Acredito que o acúmulo de conteúdos, o contato com escritas diversas, variados pensamentos e epistemologias diferentes enriqueceram e contribuíram muito para que as minhas produções se tornassem mais complexas e melhor desenvolvidas. A escrita, para mim, é uma forma de arte, um meio de expressão, e assim como toda expressão artística torna-se melhor conforme for sendo explorada, trabalhada e exercitada. Quando comparo coisas que escrevi a cinco, seis anos atrás a mudança é perceptível. Sinto que o que mais mudou em meu processo de escrita foi a diversificação de gêneros e a busca por uma disciplina. Além disso, olho hoje para a escrita com mais seriedade e profissionalismo que algum tempo atrás.
Se eu pudesse voltar à escrita dos meus primeiros textos, diria a mim mesmo para ler mais, ousar mais, não ter medo de fazer diferente. Não mudaria muito, enfim, pois acredito que a escrita, e os textos, são produções eternas. Nada é novo, estamos sempre reescrevendo algo que já escrevemos anteriormente. É um modo de mudarmos a nós mesmos, de melhorarmos inclusive.
Que projeto você gostaria de fazer, mas ainda não começou? Que livro você gostaria de ler e ele ainda não existe?
Tenho vários projetos em mente, estou sempre em busca de algo. Me tornei um tanto workaholic, o que é bom e ruim, mas não consigo parar.

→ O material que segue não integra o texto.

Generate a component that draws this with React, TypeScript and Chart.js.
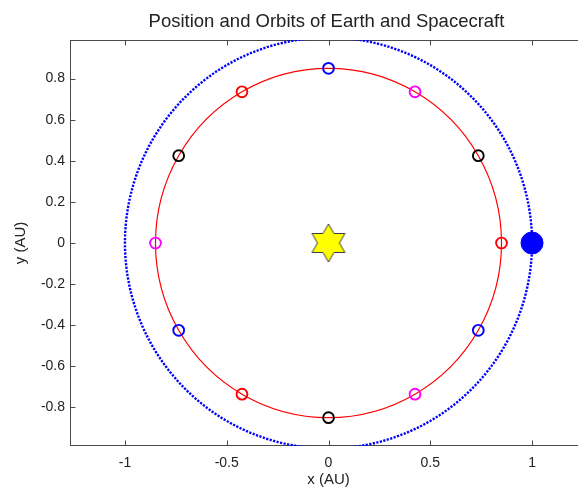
import React, { useEffect, useRef } from 'react';
import { Chart, registerables } from 'chart.js';

Chart.register(...registerables);

const FONT = "'Liberation Sans', Arial, Helvetica, sans-serif";
const TITLE = 'Position and Orbits of Earth and Spacecraft';
const X_LABEL = 'x (AU)';
const Y_LABEL = 'y (AU)';

// Axis limits and tick positions (AU)
const xRange = [-1.27, 1.27];
const yRange = [-0.988, 0.988];
const xTicks = [-1, -0.5, 0, 0.5, 1];
const yTicks = [-0.8, -0.6, -0.4, -0.2, 0, 0.2, 0.4, 0.6, 0.8];

// Earth's orbit, read every 30 degrees around the Sun
const earthOrbitX = [1, 0.866, 0.5, 0, -0.5, -0.866, -1, -0.866, -0.5, 0, 0.5, 0.866];
const earthOrbitY = [0, 0.5, 0.866, 1, 0.866, 0.5, 0, -0.5, -0.866, -1, -0.866, -0.5];

// Spacecraft positions along its orbit (the circle markers)
const craftX = [0.85, 0.736, 0.425, 0, -0.425, -0.736, -0.85, -0.736, -0.425, 0, 0.425, 0.736];
const craftY = [0, 0.425, 0.736, 0.85, 0.736, 0.425, 0, -0.425, -0.736, -0.85, -0.736, -0.425];
const craftColors = [
  '#ff0000', '#000000', '#ff00ff', '#0000ff',
  '#ff0000', '#000000', '#ff00ff', '#0000ff',
  '#ff0000', '#000000', '#ff00ff', '#0000ff',
];

// Earth and Sun
const earthX = [1];
const earthY = [0];
const sunX = [0];
const sunY = [0];

type Pt = { x: number; y: number };

function toPoints(xs: number[], ys: number[]): Pt[] {
  return xs.map((x, i) => ({ x, y: ys[i] }));
}

// Closed orbit: pad with the neighbours on both ends so every visible
// joint gets a smooth tangent; the two padding segments are hidden.
function closedOrbit(xs: number[], ys: number[]): Pt[] {
  const pts = toPoints(xs, ys);
  return [pts[pts.length - 1], ...pts, pts[0], pts[1]];
}

function hiddenEnds(count: number) {
  return (ctx: any) =>
    ctx.p0DataIndex === 0 || ctx.p1DataIndex === count - 1 ? 'rgba(0,0,0,0)' : undefined;
}

function hexagram(R: number): HTMLCanvasElement {
  const size = Math.ceil(2 * R + 4);
  const c = document.createElement('canvas');
  c.width = size;
  c.height = size;
  const g = c.getContext('2d')!;
  const cx = size / 2;
  const cy = size / 2;
  const r = R / Math.sqrt(3);
  g.beginPath();
  for (let k = 0; k < 12; k++) {
    const ang = -Math.PI / 2 + (k * Math.PI) / 6;
    const rad = k % 2 === 0 ? R : r;
    const px = cx + rad * Math.cos(ang);
    const py = cy + rad * Math.sin(ang);
    if (k === 0) g.moveTo(px, py);
    else g.lineTo(px, py);
  }
  g.closePath();
  g.fillStyle = '#ffff00';
  g.fill();
  g.strokeStyle = '#3c3c3c';
  g.lineWidth = 1;
  g.stroke();
  return c;
}

const framePlugin = {
  id: 'axesFrame',
  beforeDatasetsDraw(chart: any) {
    const { ctx, chartArea: a, scales } = chart;
    const l = Math.round(a.left) + 0.5;
    const r = Math.round(a.right) + 0.5;
    const t = Math.round(a.top) + 0.5;
    const b = Math.round(a.bottom) - 0.5;
    const len = 5;
    ctx.save();
    ctx.strokeStyle = '#4a4a4a';
    ctx.lineWidth = 1;
    ctx.strokeRect(l, t, r - l, b - t);
    ctx.beginPath();
    for (const v of xTicks) {
      const px = Math.round(scales.x.getPixelForValue(v)) + 0.5;
      ctx.moveTo(px, b);
      ctx.lineTo(px, b - len);
      ctx.moveTo(px, t);
      ctx.lineTo(px, t + len);
    }
    for (const v of yTicks) {
      const py = Math.round(scales.y.getPixelForValue(v)) + 0.5;
      ctx.moveTo(l, py);
      ctx.lineTo(l + len, py);
      ctx.moveTo(r, py);
      ctx.lineTo(r - len, py);
    }
    ctx.stroke();
    ctx.restore();
  },
};

const titlePlugin = {
  id: 'plotTitle',
  afterDraw(chart: any) {
    const { ctx, chartArea: a } = chart;
    ctx.save();
    ctx.font = `18.5px ${FONT}`;
    ctx.fillStyle = '#222222';
    ctx.textAlign = 'center';
    ctx.textBaseline = 'alphabetic';
    ctx.fillText(TITLE, (a.left + a.right) / 2 - 2, 26.5);
    ctx.restore();
  },
};

export default function App() {
  const canvasRef = useRef<HTMLCanvasElement | null>(null);

  useEffect(() => {
    const canvas = canvasRef.current;
    if (!canvas) return;

    const earthOrbit = closedOrbit(earthOrbitX, earthOrbitY);
    const craftOrbit = closedOrbit(craftX, craftY);
    const sunStar = hexagram(19);

    const chart = new Chart(canvas, {
      type: 'scatter',
      data: {
        datasets: [
          {
            label: 'Sun',
            data: toPoints(sunX, sunY),
            pointStyle: sunStar as any,
            pointRadius: 19,
            order: 0,
          },
          {
            label: 'Earth',
            data: toPoints(earthX, earthY),
            pointRadius: 11,
            pointBackgroundColor: '#0000ff',
            pointBorderColor: '#0000ff',
            pointBorderWidth: 1,
            order: 1,
          },
          {
            label: 'Spacecraft positions',
            data: toPoints(craftX, craftY),
            pointRadius: 5.4,
            pointBorderWidth: 1.9,
            pointBackgroundColor: 'rgba(0,0,0,0)',
            pointBorderColor: craftColors,
            order: 2,
          },
          {
            label: 'Spacecraft orbit',
            data: craftOrbit,
            showLine: true,
            borderColor: '#ff0000',
            borderWidth: 1.2,
            tension: 0.351,
            pointRadius: 0,
            segment: { borderColor: hiddenEnds(craftOrbit.length) },
            order: 3,
          },
          {
            label: 'Earth orbit',
            data: earthOrbit,
            showLine: true,
            borderColor: '#0000ff',
            borderWidth: 2.4,
            borderDash: [2.2, 1.4],
            tension: 0.351,
            pointRadius: 0,
            segment: { borderColor: hiddenEnds(earthOrbit.length) },
            order: 4,
          },
        ] as any,
      },
      options: {
        responsive: false,
        maintainAspectRatio: false,
        animation: false,
        events: [],
        elements: { line: { capBezierPoints: false } },
        layout: { autoPadding: false, padding: { top: 40, right: 13, bottom: 0, left: 0 } },
        plugins: {
          legend: { display: false },
          tooltip: { enabled: false },
          title: { display: false },
        },
        scales: {
          x: {
            type: 'linear',
            min: xRange[0],
            max: xRange[1],
            grid: { display: false, drawTicks: false, tickLength: 0 },
            border: { display: false },
            afterBuildTicks: (s: any) => {
              s.ticks = xTicks.map((value) => ({ value }));
            },
            afterFit: (s: any) => {
              s.height = 49;
              s.paddingLeft = 0;
              s.paddingRight = 0;
            },
            ticks: {
              font: { family: FONT, size: 14 },
              color: '#222222',
              padding: 9,
              maxRotation: 0,
              autoSkip: false,
              callback: (v: any) => String(v),
            },
            title: {
              display: true,
              text: X_LABEL,
              font: { family: FONT, size: 15 },
              color: '#222222',
              padding: { top: 0, bottom: 6 },
            },
          },
          y: {
            type: 'linear',
            min: yRange[0],
            max: yRange[1],
            grid: { display: false, drawTicks: false, tickLength: 0 },
            border: { display: false },
            afterBuildTicks: (s: any) => {
              s.ticks = yTicks.map((value) => ({ value }));
            },
            afterFit: (s: any) => {
              s.width = 70;
              s.paddingTop = 0;
              s.paddingBottom = 0;
            },
            ticks: {
              font: { family: FONT, size: 14 },
              color: '#222222',
              padding: 5,
              autoSkip: false,
              callback: (v: any) => String(v),
            },
            title: {
              display: true,
              text: Y_LABEL,
              font: { family: FONT, size: 15 },
              color: '#222222',
              padding: { top: 12, bottom: 0 },
            },
          },
        },
      } as any,
      plugins: [framePlugin, titlePlugin],
    });

    return () => chart.destroy();
  }, []);

  return (
    <div
      style={{
        position: 'fixed',
        left: 0,
        top: 0,
        width: 578,
        height: 495,
        overflow: 'hidden',
        background: '#ffffff',
      }}
    >
      <div style={{ position: 'relative', width: 600, height: 495 }}>
        <canvas
          ref={canvasRef}
          width={600}
          height={495}
          style={{ display: 'block', width: 600, height: 495 }}
        />
      </div>
    </div>
  );
}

De mais concreto, por enquanto, há uma pesquisa sobre os usos do pajubá enquanto mecanismo linguístico na construção de resistências e identidades na comunidade LGTBQI+. Junto a isto estou desenvolvendo pesquisas paralelas sobre história, educação, gêneros e sexualidades. Existem, fora dos projetos acadêmicos, dois de caráter artístico/literário: um livro de contos e um romance, mas ambos são, ainda, meros desejos sem corpo.
Acho que o livro que eu gostaria de ler e ainda não existe é o livro que ainda me falta escrever e um dia será escrito.